Schottky diodes get better equations; quantum computers; new qubit measurements.
Schottky diodes: One 2D material equation to rule them all
Specifying the right materials for the heterostructure of 2D Schottky diodes—which consist of a metal touching a semiconductor—means designers have to wade through sometimes conflicting theoretical models to select materials. “It is not uncommon to see a model, whose underlying physics fundamentally contradicts with the physical properties of 2D materials, being deployed to analyze a 2D material Schottky diode,” explained a news article from Singapore University of Technology and Design (SUTD).

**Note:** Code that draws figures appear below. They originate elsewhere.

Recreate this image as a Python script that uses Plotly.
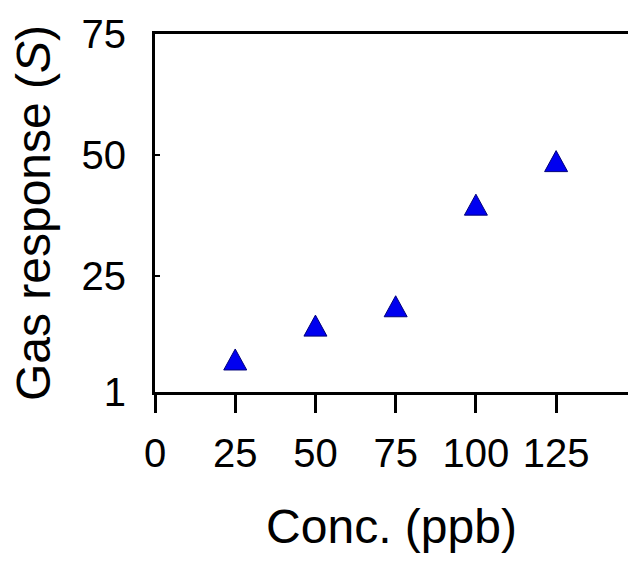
import plotly.graph_objects as go

# Gas response vs. concentration
conc_ppb = [25, 50, 75, 100, 125]
gas_response = [7, 14, 18, 39, 48]

x_ticks = [0, 25, 50, 75, 100, 125]
y_ticks = [1, 25, 50, 75]

FONT = "Liberation Sans, Arial, sans-serif"
FILL = "#0000F0"
EDGE = "#00007A"

# Equilateral-looking triangle in pixel units, centroid at the anchor point
TRI_HALF_W = 11.5
TRI_UP = 14
TRI_DOWN = 7
TRI_PATH = f"M {-TRI_HALF_W} {-TRI_DOWN} L {TRI_HALF_W} {-TRI_DOWN} L 0 {TRI_UP} Z"

fig = go.Figure(
    go.Scatter(
        x=conc_ppb,
        y=gas_response,
        mode="markers",
        marker=dict(size=22, color="rgba(0,0,0,0)"),
        hovertemplate="%{x} ppb: %{y}<extra></extra>",
        showlegend=False,
    )
)

# Triangle glyphs anchored at each data point on the axes
for cx, cy in zip(conc_ppb, gas_response):
    fig.add_shape(
        type="path",
        xref="x",
        yref="y",
        xsizemode="pixel",
        ysizemode="pixel",
        xanchor=cx,
        yanchor=cy,
        path=TRI_PATH,
        fillcolor=FILL,
        line=dict(color=EDGE, width=1),
        layer="above",
    )

fig.update_layout(
    width=628,
    height=563,
    margin=dict(l=155, r=0, t=34, b=171),
    paper_bgcolor="white",
    plot_bgcolor="white",
    font=dict(family=FONT, color="black"),
)

fig.update_xaxes(
    range=[0, 147.4],
    tickvals=x_ticks,
    ticktext=[str(v) for v in x_ticks],
    ticks="outside",
    ticklen=18,
    tickwidth=3,
    tickcolor="black",
    showline=True,
    linecolor="black",
    linewidth=3,
    mirror=True,
    showgrid=False,
    zeroline=False,
    tickfont=dict(size=40),
    ticklabelstandoff=6,
    title=dict(text="Conc. (ppb)", font=dict(size=48), standoff=36),
    automargin=False,
)

fig.update_yaxes(
    range=[1, 75],
    tickvals=y_ticks,
    ticktext=[str(v) for v in y_ticks],
    ticks="inside",
    ticklen=5,
    tickwidth=2,
    tickcolor="black",
    showline=True,
    linecolor="black",
    linewidth=3,
    mirror=False,
    showgrid=False,
    zeroline=False,
    tickfont=dict(size=40),
    ticklabelstandoff=18,
    title=dict(text="Gas response (<i>S</i>)", font=dict(size=48), standoff=16),
    automargin=False,
)

fig.write_html("out.html")
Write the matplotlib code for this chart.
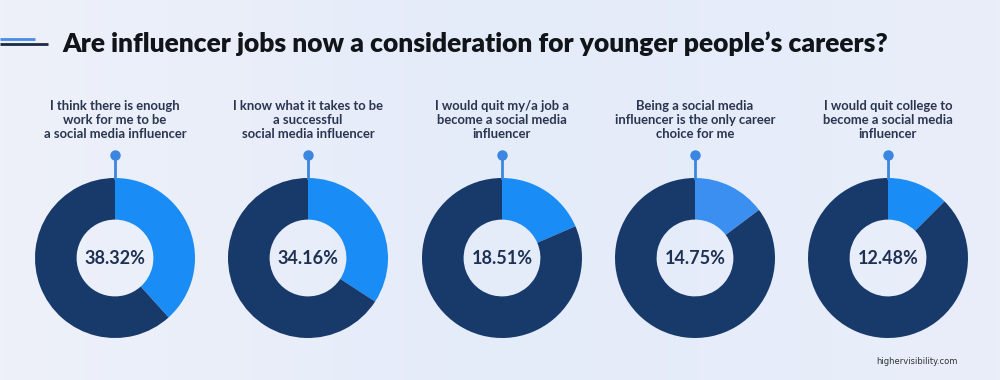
import numpy as np
import matplotlib.pyplot as plt
from matplotlib.colors import LinearSegmentedColormap

# Data
shares = [38.32, 34.16, 18.51, 14.75, 12.48]
statements = [
    "I think there is enough\nwork for me to be\na social media influencer",
    "I know what it takes to be\na successful\nsocial media influencer",
    "I would quit my/a job a\nbecome a social media\ninfluencer",
    "Being a social media\ninfluencer is the only career\nchoice for me",
    "I would quit college to\nbecome a social media\ninfluencer",
]
slice_colors = ["#1a8cf5", "#1a8cf5", "#1a8cf5", "#3a8ff0", "#1a8cf5"]
title = "Are influencer jobs now a consideration for younger people\u2019s careers?"

W, H = 1000, 380
navy = "#173a6b"
text_col = "#2a3550"
pin_col = "#3a86e0"

fig = plt.figure(figsize=(W / 100, H / 100), dpi=100)
ax = fig.add_axes([0, 0, 1, 1])
ax.set_xlim(0, W)
ax.set_ylim(0, H)
ax.set_aspect("equal")
ax.axis("off")

# soft background gradient
bg = LinearSegmentedColormap.from_list("bg", ["#eef1f9", "#e4ebf9", "#e9eef9"])
grad = np.linspace(0, 1, 256).reshape(1, -1)
ax.imshow(grad, cmap=bg, extent=[0, W, 0, H], aspect="auto", zorder=0)

# title bars + title
ax.plot([0, 35], [H - 39, H - 39], color="#4a8ee8", lw=2, solid_capstyle="butt", zorder=2)
ax.plot([0, 48], [H - 44, H - 44], color="#1c2a44", lw=2, solid_capstyle="butt", zorder=2)
ax.text(62, H - 44, title, fontsize=19, fontweight="heavy", family="Lato",
        color="#111418", va="center", ha="left", zorder=3)

centers_x = [115, 308, 502, 695, 888]
cy = H - 258
r_out = 80

for x, pct, lab, col in zip(centers_x, shares, statements, slice_colors):
    ax.pie([pct, 100 - pct], colors=[col, navy], startangle=90, counterclock=False,
           radius=r_out, center=(x, cy), wedgeprops=dict(width=r_out * 0.52, linewidth=0),
           frame=True)
    ax.text(x, cy, f"{pct:.2f}%", fontsize=13, fontweight="bold", family="Lato",
            color="#1f3153", ha="center", va="center", zorder=5)
    ax.text(x, H - 120, lab, fontsize=9.4, fontweight="bold", family="Lato",
            color=text_col, ha="center", va="center", linespacing=1.2, zorder=5)
    ax.plot([x, x], [H - 155, cy + r_out], color=pin_col, lw=2, zorder=4)
    ax.plot(x, H - 155, "o", color=pin_col, ms=6.5, zorder=4)

ax.set_xlim(0, W)
ax.set_ylim(0, H)
ax.axis("off")

ax.text(958, H - 362, "highervisibility.com", fontsize=6, color="#333333",
        ha="right", va="center", zorder=5)

fig.savefig("out.png", dpi=100)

Researchers from SUTD have now discovered a single equation that may help clear up some of the model confusion to make 2D Schottky diode design more straightforward. The researchers say equation is widely applicable to broad classes of 2D systems, including semiconductor quantum well, graphene, silicene, germanene, stanene, transition metal dichalcogenides and the thin-films of topological solids.
By finding similarities the carrier transport—the electrical current—flowing across 2D material Schottky diodes, the researchers found a universal scaling law that describes different variants of 2D-material-based Schottky diodes. They discovered that the reversed saturation current scales universally with temperature, and how it relates to vertical versus lateral heterostructures. The Schottky barrier height can then be calculated.

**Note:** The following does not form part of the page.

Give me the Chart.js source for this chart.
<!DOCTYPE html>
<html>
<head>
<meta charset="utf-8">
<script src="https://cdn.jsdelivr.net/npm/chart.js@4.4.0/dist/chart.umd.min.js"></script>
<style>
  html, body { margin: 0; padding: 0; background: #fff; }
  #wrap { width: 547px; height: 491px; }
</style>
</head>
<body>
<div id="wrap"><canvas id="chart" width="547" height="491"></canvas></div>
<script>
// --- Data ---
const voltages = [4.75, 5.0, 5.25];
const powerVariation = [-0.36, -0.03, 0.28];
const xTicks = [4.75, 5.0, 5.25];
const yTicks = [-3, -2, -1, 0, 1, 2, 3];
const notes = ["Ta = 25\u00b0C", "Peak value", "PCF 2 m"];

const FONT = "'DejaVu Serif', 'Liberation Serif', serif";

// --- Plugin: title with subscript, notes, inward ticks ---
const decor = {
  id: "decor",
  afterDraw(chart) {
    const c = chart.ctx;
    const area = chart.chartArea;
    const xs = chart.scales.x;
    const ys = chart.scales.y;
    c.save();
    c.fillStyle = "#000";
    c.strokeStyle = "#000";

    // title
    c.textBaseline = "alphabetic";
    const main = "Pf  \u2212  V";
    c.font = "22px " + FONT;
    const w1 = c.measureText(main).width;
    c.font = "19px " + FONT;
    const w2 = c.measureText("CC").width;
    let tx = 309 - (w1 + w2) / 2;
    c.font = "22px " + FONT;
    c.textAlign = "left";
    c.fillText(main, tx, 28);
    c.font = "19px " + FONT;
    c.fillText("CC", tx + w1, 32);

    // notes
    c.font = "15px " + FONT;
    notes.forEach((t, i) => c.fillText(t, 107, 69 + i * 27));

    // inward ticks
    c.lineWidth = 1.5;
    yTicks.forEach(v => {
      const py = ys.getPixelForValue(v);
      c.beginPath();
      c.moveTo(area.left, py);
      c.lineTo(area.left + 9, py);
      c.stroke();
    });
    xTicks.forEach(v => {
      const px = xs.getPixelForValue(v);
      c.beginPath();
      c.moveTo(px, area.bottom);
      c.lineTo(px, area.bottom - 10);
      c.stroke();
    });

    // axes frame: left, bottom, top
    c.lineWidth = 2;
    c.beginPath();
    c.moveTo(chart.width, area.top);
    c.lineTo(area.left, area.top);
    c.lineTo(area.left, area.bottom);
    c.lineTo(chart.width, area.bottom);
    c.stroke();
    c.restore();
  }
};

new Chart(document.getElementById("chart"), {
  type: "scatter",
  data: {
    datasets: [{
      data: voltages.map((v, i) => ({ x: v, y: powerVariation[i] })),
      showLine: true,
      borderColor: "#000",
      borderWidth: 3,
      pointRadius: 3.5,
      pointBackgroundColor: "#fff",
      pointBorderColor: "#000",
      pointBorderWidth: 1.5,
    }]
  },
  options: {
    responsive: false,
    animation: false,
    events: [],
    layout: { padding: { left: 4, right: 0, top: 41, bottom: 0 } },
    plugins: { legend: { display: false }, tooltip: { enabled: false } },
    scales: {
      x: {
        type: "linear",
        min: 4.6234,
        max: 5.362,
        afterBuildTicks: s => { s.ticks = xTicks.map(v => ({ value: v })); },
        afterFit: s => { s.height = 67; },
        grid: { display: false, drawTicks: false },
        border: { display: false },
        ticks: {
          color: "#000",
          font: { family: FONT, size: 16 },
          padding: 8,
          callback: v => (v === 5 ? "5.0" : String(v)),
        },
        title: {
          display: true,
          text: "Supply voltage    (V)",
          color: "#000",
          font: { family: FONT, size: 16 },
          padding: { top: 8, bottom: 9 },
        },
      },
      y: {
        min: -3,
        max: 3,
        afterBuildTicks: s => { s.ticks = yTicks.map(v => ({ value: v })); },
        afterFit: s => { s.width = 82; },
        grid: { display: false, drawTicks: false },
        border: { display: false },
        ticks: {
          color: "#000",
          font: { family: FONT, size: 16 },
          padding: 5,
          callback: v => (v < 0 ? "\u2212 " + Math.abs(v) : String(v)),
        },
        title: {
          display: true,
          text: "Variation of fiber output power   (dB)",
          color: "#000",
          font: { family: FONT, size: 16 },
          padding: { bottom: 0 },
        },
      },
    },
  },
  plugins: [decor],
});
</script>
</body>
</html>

“The universal scaling laws signal the breakdown of β=2 scaling in the classic diode equation widely used over the past sixty years,” concluded SUTD researchers in their article published in Physical Review Letters. “Our model resolves some of the conflicting results from prior works and is in agreement with recent experiments.”
Read more in the Singapore University of Technology and Design: Research News. Read SUTD’s article published in Physical Review Letters, Universal Scaling Laws in Schottky Heterostructures Based on Two-Dimensional Materials.

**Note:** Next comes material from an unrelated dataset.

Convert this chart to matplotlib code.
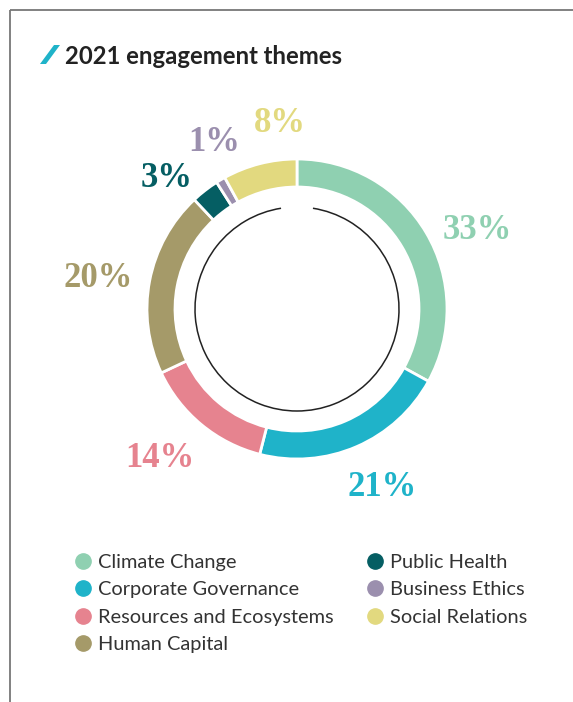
import matplotlib
matplotlib.use('Agg')
import numpy as np
import matplotlib.pyplot as plt
from matplotlib.patches import Arc, Polygon
from matplotlib.lines import Line2D

# data
themes = ['Climate Change', 'Corporate Governance', 'Resources and Ecosystems',
          'Human Capital', 'Public Health', 'Business Ethics', 'Social Relations']
shares = [33, 21, 14, 20, 3, 1, 8]
colors = ['#8fd0b1', '#1fb3c9', '#e6838f', '#a59a69', '#055e63', '#9b8fae', '#e2d97f']

# label placement tweaks (radius in units of outer radius, angle nudge in degrees)
label_r = [1.31, 1.32, 1.35, 1.34, 1.23, 1.24, 1.24]
label_nudge = [-7, 2, -3, 2, 7, -4, -9]

W, H = 573, 702
fig = plt.figure(figsize=(W / 100, H / 100), dpi=100)
ax = fig.add_axes([0, 0, 1, 1])

cx, cy, R = 297, H - 309, 150
wedges, _ = ax.pie(shares, colors=colors, startangle=90, counterclock=False,
                   center=(cx, cy), radius=R,
                   wedgeprops=dict(width=28, edgecolor='white', linewidth=2))

ax.set_xlim(0, W)
ax.set_ylim(0, H)
ax.set_aspect('equal')
ax.axis('off')

# thin inner ring with a gap at the top
ax.add_patch(Arc((cx, cy), 204, 204, theta1=99, theta2=441, color='#222222', lw=1.1))

# percentage labels
for w, s, c, r, dn in zip(wedges, shares, colors, label_r, label_nudge):
    ang = np.deg2rad((w.theta1 + w.theta2) / 2 + dn)
    ax.text(cx + r * R * np.cos(ang), cy + r * R * np.sin(ang), f'{s}%',
            color=c, fontsize=25, fontweight='bold', family='Liberation Serif',
            ha='center', va='center')

# frame lines
ax.plot([10, W], [H - 10, H - 10], color='#777777', lw=1.3, solid_capstyle='butt')
ax.plot([10, 10], [0, H - 10], color='#777777', lw=1.3, solid_capstyle='butt')

# title with slash
ax.add_patch(Polygon([(40, H - 64), (46, H - 64), (60, H - 45), (54, H - 45)],
                     closed=True, color='#1fb3c9', lw=0))
ax.text(65, H - 56, '2021 engagement themes', fontsize=17.2, fontweight='bold',
        family='Lato', color='#222222', va='center', ha='left')

# legend
handles = [Line2D([], [], marker='o', ls='', markersize=11, markerfacecolor=c,
                  markeredgecolor=c) for c in colors]
leg = ax.legend(handles, themes, ncol=2, loc='upper left',
                bbox_to_anchor=(62 / W, 1 - 546 / H), frameon=False,
                prop={'family': 'Lato', 'size': 14.4}, labelcolor='#333333',
                handletextpad=0.1, columnspacing=1.4, labelspacing=0.52,
                handlelength=1.3, borderaxespad=0)

fig.savefig('out.png', dpi=100)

“Maxwell’s demon” helps researchers move toward quantum computers
Researchers at Penn State say they have reduced the entropy in a super-cooled lattice of atoms—which puts a step closer to the quantum computer. Using a laser to trap the atoms, researchers were able to manipulate them into organized blocks. The uncharged atoms in the system could be used as ‘quantum bits’ or ‘qubits’ someday to run calculations and encode data under the quantum mechanical phenomena that allow them to be in multiple states simultaneously.
The researchers can move the atoms into 125 positions arranged as a 5 by 5 by 5 cube. “Organizing the atoms into a packed 3D grid allows us to fit a lot of atoms into a small area and makes computation easier and more efficient,” said Penn State physics professor David Weiss, the leader of the research team.
In describing the discovery, researchers invoked a thought experiment from the 1870s called Maxwell’s Demon. The demon is supposed to stop entropy, which according to the second law of thermodynamics always—usually—increases in a system. Entropy can also be in an equilibrium state or can be negative only in certain cases when something acts upon it. The second law of thermodynamics makes perpetual motion impossible, but the demon thought experiment imagined the demon created some kind of perpetual motion. The researchers say they may be playing the demon’s part. To understand the analogy, read more here.
New way to measure quantum bits focuses on microwave photons
The way researchers currently measure qubits—or quantum bits—is not going to scale up to the millions of qubits that quantum processors will eventually produce. Researchers from the Plourde Group at Syracuse University, working with collaborators at the University of Wisconsin (UW)-Madison, have published an article detailing a new way to measure qubits that may be able to handle that work load.
To measure qubits, researchers now use low-noise cryogenic amplifiers and a lot of room-temperature microwave hardware. The 50 qubits that Google and IBM squeezed out of their quantum processors is nowhere near the at least several hundreds needed to do useful work—and they had to cool the superconducting microwave circuits to near absolute zero.
“We focus on detecting microwave photons,” said Britton Plourde, professor of physics in Syracuse University and editor in chief of IEEE Transactions on Applied Superconductivity, in a news release. “Our approach replaces the need for a cryogenic amplifier and could be extended, in a straightforward way, toward eliminating much of the required room-temperature hardware, as well.” The Plourde Group researchers use a microwave photo counter that has “raw single-shot measurement fidelity of 92%.”
Unlike digital bits, which have only one state at time, qubits can exist in two states at once. The hope is quantum computing can someday solve problems that even supercomputers can’t solve.